As of 30th June 2014, any employees who have worked at a company for at least 26 weeks of continuous service will be covered by the legal right to request flexible working arrangements. Previously the legislation only extended to parents or those with caring responsibilities. The new rules, which are being implemented by The Children and Families Act 2014, mean that employers will need to consider flexible working requests made by any of their employees who meet the 26 week threshold in a “reasonable manner” and notify them of their decision within three months.
How will the changes affect employers in practice?
A YouGov survey commissioned by Croner suggested that over a quarter of employees plan to make requests for flexible working arrangements, potentially leading to a deluge of work for employers in keeping on top of their duties to deal with this surge in the volume of requests. However, the grounds on which an employer can reject any such requests remain the same (under the Employment Rights Act 1996), namely: the burden of additional costs; detrimental effect on ability to meet customer demand; inability to re-organise work among existing staff; inability to recruit additional staff; detrimental impact on quality; detrimental impact on performance; insufficiency of work during the periods the employee proposes to work and planned structural change
The wide ambit of these grounds means that the right to request flexible working by employees is very much a right to “request” – not a right to demand.

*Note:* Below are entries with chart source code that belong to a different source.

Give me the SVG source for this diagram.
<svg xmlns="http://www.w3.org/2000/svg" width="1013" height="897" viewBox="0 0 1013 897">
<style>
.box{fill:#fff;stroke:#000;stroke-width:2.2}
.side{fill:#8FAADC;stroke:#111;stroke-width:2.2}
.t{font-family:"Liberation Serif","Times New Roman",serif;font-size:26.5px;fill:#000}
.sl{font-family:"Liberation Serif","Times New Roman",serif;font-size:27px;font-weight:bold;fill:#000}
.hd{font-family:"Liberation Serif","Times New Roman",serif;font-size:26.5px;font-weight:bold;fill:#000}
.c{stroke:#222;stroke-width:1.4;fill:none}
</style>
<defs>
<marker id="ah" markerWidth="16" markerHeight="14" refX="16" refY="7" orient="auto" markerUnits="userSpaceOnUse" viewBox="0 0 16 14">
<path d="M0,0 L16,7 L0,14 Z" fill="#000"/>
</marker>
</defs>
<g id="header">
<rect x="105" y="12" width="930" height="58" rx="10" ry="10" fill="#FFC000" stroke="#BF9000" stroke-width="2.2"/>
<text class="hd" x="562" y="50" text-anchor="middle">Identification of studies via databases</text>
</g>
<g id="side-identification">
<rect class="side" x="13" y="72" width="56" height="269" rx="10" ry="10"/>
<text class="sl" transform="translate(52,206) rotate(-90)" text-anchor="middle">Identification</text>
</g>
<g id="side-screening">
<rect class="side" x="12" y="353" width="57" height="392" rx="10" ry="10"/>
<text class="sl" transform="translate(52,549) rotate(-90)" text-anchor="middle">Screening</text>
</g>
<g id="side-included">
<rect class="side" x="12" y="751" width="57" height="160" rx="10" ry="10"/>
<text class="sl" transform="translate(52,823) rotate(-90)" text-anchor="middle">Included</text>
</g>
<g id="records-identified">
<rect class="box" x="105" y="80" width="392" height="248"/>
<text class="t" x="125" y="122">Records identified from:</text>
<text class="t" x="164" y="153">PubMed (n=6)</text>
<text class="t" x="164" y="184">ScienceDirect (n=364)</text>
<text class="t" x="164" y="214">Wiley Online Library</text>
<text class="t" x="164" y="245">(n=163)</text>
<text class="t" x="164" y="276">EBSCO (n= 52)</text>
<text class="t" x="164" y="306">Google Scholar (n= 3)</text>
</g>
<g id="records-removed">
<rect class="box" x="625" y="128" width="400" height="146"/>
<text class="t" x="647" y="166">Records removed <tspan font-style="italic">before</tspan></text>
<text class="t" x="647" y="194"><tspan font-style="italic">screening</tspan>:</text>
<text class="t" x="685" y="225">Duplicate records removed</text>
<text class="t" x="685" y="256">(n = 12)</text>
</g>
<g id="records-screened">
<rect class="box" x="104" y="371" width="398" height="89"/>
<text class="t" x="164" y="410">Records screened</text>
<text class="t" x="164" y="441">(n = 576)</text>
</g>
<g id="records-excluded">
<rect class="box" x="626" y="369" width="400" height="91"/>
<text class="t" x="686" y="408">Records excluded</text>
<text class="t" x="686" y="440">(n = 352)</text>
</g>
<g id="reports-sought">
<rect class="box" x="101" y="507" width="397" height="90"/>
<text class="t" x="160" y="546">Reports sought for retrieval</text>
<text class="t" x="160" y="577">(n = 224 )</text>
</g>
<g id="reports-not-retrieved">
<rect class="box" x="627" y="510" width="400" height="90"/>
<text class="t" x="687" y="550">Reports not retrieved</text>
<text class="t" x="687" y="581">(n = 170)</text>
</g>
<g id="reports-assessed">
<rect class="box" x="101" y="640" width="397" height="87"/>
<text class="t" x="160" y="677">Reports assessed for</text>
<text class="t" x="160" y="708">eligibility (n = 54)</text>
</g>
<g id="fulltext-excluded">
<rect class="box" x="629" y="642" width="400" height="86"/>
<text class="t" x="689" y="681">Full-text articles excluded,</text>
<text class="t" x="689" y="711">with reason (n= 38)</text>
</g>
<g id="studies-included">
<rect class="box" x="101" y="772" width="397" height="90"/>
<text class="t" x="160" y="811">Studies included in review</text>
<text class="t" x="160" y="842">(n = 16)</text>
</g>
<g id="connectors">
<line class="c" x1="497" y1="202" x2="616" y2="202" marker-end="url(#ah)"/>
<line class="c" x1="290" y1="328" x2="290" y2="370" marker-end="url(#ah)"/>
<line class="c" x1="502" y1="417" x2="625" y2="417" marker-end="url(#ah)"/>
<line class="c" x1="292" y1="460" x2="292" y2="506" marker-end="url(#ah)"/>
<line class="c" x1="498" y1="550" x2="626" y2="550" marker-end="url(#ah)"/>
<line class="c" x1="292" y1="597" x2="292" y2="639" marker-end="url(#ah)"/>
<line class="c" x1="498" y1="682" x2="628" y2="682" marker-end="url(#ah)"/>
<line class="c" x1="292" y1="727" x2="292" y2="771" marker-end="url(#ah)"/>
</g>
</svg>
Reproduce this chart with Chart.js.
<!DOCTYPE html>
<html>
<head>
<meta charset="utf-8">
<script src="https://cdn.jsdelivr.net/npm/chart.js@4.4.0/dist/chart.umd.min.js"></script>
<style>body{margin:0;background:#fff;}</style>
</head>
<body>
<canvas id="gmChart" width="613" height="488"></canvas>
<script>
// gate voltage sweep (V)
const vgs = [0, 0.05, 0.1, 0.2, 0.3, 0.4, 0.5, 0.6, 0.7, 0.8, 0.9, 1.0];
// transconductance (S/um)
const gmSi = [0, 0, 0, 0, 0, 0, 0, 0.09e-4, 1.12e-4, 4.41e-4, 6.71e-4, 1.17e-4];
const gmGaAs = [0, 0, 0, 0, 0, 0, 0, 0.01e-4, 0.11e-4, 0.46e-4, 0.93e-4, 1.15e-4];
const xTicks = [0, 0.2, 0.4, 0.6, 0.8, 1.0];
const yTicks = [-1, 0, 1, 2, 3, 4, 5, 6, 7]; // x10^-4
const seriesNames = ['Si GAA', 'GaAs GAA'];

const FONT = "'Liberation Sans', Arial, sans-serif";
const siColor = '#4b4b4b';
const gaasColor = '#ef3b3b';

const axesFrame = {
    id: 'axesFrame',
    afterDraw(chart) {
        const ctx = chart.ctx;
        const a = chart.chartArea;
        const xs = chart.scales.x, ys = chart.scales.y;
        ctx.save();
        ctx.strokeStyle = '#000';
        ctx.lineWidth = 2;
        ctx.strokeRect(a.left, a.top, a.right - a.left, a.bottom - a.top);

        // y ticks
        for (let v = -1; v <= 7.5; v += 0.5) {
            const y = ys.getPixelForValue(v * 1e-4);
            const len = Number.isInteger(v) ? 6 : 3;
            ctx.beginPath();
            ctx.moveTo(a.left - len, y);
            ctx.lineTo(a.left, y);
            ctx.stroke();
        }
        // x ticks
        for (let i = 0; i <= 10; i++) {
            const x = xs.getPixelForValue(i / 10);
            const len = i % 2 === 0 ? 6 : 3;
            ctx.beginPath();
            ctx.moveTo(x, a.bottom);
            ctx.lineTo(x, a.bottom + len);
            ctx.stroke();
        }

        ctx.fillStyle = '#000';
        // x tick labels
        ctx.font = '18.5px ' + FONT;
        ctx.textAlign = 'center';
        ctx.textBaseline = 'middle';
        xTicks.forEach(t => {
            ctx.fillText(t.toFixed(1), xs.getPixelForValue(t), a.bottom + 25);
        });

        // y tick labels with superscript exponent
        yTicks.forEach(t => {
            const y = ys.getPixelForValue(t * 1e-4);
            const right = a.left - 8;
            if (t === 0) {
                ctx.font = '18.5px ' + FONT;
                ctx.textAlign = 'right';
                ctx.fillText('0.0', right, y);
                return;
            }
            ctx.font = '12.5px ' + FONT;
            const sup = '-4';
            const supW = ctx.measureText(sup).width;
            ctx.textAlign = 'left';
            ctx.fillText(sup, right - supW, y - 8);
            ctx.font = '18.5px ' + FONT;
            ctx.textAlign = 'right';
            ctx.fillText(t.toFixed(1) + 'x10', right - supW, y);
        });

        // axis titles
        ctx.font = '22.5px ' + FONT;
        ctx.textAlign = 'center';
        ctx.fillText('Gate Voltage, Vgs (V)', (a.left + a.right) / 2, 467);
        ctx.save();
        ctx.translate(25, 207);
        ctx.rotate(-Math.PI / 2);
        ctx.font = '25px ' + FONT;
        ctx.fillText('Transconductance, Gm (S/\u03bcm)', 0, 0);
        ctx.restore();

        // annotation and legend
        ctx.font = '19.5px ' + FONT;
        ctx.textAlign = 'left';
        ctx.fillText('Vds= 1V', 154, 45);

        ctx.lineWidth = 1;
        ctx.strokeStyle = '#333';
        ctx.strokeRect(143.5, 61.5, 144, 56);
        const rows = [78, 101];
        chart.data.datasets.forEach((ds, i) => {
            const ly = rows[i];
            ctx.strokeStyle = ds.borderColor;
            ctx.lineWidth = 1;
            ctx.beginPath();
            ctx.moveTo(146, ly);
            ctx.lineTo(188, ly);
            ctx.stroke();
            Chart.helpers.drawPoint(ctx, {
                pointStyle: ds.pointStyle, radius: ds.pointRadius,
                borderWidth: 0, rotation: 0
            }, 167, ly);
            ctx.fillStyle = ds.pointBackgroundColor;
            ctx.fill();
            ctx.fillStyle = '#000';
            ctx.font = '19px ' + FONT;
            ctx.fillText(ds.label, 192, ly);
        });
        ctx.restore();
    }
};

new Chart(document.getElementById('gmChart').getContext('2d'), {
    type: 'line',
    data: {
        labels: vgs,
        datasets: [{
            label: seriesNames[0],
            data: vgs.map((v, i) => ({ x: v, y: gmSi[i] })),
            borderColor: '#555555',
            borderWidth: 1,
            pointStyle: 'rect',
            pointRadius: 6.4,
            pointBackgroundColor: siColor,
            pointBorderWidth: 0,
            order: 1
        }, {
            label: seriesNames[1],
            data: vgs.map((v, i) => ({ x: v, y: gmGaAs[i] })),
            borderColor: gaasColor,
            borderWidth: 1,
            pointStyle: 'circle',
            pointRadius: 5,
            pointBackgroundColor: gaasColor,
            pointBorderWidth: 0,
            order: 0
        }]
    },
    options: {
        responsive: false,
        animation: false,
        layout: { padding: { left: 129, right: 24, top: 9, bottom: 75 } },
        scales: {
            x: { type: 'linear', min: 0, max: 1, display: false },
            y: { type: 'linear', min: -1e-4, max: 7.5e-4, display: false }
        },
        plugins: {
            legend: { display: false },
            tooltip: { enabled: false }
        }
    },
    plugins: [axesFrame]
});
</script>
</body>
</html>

Although employers may have more red tape to deal with as a result of the extension of this right, and will need to update their Flexible Working Policy accordingly, they will still be able to determine their company policy with regards to flexible working. Furthermore, under the changes, employers will no longer be required to follow a statutory procedure when considering such requests. Instead, they will simply need to consider each request in a reasonable manner (objectively and fairly) and to notify each employee of their decision within three months of the request being made (subject to any agreed extension).

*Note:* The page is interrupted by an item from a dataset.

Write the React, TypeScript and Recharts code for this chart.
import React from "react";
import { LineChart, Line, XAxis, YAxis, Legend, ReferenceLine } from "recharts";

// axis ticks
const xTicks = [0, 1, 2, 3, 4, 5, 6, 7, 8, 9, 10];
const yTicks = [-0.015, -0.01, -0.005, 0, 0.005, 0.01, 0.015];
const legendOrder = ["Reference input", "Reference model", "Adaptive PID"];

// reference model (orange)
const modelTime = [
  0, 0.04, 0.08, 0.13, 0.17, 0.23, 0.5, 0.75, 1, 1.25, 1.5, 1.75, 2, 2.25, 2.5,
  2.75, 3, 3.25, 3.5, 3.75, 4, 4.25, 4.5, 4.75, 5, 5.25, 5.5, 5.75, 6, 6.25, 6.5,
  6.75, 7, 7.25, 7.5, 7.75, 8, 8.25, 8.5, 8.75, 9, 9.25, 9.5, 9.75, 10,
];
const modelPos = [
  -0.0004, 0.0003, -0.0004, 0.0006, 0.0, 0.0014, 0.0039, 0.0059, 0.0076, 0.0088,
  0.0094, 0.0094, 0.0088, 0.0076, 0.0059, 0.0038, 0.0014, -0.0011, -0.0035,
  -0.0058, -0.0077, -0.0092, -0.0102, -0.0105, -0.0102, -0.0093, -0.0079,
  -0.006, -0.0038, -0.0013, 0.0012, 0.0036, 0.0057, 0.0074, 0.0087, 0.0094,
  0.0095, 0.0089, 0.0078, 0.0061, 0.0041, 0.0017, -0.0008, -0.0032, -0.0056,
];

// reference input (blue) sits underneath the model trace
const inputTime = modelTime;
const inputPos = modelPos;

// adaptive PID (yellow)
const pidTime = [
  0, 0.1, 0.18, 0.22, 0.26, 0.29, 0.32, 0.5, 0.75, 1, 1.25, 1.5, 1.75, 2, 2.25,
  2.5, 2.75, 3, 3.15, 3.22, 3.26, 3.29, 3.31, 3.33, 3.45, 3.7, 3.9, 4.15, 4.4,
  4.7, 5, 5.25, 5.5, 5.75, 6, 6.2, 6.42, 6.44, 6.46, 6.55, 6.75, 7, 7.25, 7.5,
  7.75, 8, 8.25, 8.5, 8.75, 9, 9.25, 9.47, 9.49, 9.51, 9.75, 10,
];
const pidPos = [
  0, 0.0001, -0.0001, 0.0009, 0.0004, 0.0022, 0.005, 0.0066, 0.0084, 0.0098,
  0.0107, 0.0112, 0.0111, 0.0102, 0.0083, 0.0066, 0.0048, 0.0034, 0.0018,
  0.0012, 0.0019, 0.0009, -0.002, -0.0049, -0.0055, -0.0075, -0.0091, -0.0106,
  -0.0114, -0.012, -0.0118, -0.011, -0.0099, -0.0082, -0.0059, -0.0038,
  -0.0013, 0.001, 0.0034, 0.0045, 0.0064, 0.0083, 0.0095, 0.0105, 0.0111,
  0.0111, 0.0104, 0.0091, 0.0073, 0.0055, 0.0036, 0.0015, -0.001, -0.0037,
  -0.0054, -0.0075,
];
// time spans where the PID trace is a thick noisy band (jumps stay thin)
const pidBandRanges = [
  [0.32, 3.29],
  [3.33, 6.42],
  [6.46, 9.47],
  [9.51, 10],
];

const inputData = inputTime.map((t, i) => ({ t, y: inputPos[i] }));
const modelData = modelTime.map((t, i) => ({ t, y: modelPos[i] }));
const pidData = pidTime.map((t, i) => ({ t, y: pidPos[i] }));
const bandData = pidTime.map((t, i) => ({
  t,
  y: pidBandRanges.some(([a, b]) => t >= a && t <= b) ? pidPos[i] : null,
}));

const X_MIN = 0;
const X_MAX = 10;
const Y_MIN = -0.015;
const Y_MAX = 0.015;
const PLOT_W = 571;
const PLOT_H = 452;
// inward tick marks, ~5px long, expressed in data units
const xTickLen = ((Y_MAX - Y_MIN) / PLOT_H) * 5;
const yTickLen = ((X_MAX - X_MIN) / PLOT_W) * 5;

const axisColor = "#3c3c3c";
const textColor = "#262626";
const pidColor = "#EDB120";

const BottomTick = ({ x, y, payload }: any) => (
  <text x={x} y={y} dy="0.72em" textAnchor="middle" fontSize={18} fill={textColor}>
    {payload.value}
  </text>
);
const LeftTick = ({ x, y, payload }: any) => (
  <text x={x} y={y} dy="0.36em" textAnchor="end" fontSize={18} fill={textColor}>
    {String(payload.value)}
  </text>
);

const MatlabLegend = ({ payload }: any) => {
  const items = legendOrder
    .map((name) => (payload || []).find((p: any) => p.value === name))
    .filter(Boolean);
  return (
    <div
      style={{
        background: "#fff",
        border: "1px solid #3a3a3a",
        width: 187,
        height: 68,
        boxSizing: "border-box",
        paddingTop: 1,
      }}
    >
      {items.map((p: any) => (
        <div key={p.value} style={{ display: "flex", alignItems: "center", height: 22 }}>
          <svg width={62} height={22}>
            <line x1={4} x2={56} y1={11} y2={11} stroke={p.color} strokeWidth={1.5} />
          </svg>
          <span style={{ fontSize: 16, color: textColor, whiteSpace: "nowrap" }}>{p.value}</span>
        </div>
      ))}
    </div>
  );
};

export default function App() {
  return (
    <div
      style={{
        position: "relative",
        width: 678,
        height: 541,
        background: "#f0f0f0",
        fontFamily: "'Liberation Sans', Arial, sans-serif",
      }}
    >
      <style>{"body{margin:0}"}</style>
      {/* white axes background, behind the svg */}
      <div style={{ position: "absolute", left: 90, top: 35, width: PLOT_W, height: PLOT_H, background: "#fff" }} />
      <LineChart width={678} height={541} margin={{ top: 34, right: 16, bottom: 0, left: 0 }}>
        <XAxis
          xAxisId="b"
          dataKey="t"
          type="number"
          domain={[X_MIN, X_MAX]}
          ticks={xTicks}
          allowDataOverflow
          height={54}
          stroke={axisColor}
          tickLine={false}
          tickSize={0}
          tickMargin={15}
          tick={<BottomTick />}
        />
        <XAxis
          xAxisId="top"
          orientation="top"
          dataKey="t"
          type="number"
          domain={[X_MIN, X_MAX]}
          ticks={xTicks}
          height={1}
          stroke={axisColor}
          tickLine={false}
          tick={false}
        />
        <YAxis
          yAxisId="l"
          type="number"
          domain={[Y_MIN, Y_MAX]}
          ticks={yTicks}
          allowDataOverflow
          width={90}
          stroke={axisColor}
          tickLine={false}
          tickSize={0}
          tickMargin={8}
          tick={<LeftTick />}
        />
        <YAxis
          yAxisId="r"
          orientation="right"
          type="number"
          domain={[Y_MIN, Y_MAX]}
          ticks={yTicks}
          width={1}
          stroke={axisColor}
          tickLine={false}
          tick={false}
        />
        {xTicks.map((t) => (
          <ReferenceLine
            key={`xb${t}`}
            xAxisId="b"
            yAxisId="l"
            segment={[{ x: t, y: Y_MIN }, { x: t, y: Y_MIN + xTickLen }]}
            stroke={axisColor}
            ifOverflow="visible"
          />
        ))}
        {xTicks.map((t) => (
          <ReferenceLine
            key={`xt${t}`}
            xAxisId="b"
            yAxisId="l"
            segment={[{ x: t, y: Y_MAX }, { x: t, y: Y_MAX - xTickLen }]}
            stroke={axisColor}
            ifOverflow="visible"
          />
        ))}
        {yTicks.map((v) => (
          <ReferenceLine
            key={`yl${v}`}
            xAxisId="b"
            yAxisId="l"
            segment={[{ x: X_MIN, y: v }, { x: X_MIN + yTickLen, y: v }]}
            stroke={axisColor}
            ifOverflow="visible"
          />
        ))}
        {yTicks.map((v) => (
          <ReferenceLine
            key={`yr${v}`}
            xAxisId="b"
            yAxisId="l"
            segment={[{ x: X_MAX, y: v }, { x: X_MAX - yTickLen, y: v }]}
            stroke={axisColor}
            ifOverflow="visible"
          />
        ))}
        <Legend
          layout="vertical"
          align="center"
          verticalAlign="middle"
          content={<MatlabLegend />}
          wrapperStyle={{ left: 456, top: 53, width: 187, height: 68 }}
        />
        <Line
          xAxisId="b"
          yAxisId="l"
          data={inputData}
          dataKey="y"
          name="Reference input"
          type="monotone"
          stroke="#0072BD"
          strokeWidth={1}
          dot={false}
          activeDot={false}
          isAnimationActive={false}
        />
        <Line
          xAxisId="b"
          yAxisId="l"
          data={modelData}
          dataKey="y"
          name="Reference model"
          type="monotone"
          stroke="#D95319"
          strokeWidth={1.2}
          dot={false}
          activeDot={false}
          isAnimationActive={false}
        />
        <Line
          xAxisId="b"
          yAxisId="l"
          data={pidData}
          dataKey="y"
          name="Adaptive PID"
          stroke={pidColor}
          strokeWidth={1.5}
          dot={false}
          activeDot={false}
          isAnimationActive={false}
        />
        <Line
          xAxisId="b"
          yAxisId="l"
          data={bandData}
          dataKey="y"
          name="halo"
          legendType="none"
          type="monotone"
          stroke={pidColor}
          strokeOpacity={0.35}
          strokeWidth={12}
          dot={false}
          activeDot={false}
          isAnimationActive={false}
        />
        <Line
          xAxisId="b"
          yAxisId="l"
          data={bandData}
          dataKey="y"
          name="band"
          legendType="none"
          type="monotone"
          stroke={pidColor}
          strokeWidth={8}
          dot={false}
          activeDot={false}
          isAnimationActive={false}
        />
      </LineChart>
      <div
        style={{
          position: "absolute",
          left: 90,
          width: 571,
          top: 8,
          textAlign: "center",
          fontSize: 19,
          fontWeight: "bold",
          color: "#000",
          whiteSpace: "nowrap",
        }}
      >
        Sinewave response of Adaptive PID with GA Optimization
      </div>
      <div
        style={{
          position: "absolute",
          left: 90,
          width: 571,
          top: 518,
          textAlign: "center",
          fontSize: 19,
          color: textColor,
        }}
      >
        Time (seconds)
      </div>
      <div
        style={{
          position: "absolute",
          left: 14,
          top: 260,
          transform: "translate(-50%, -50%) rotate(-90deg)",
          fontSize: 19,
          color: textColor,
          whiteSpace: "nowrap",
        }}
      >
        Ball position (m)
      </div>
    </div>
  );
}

How are employment contracts affected by flexible working?
If you agree to an employee’s request for flexible working, it will often be necessary to make changes to their contract of employment to take account of their new working pattern. A variation of employment deed or alteration letter for employment Ts and Cs can be used for this purpose. Where the changes are more extensive, you may need to form a new employment contract altogether, possibly adopting a part time, compressed hours, zero hours or other more suitable contract.
Is your business prepared for the flexible working changes – and do you think it’s a move in the right direction?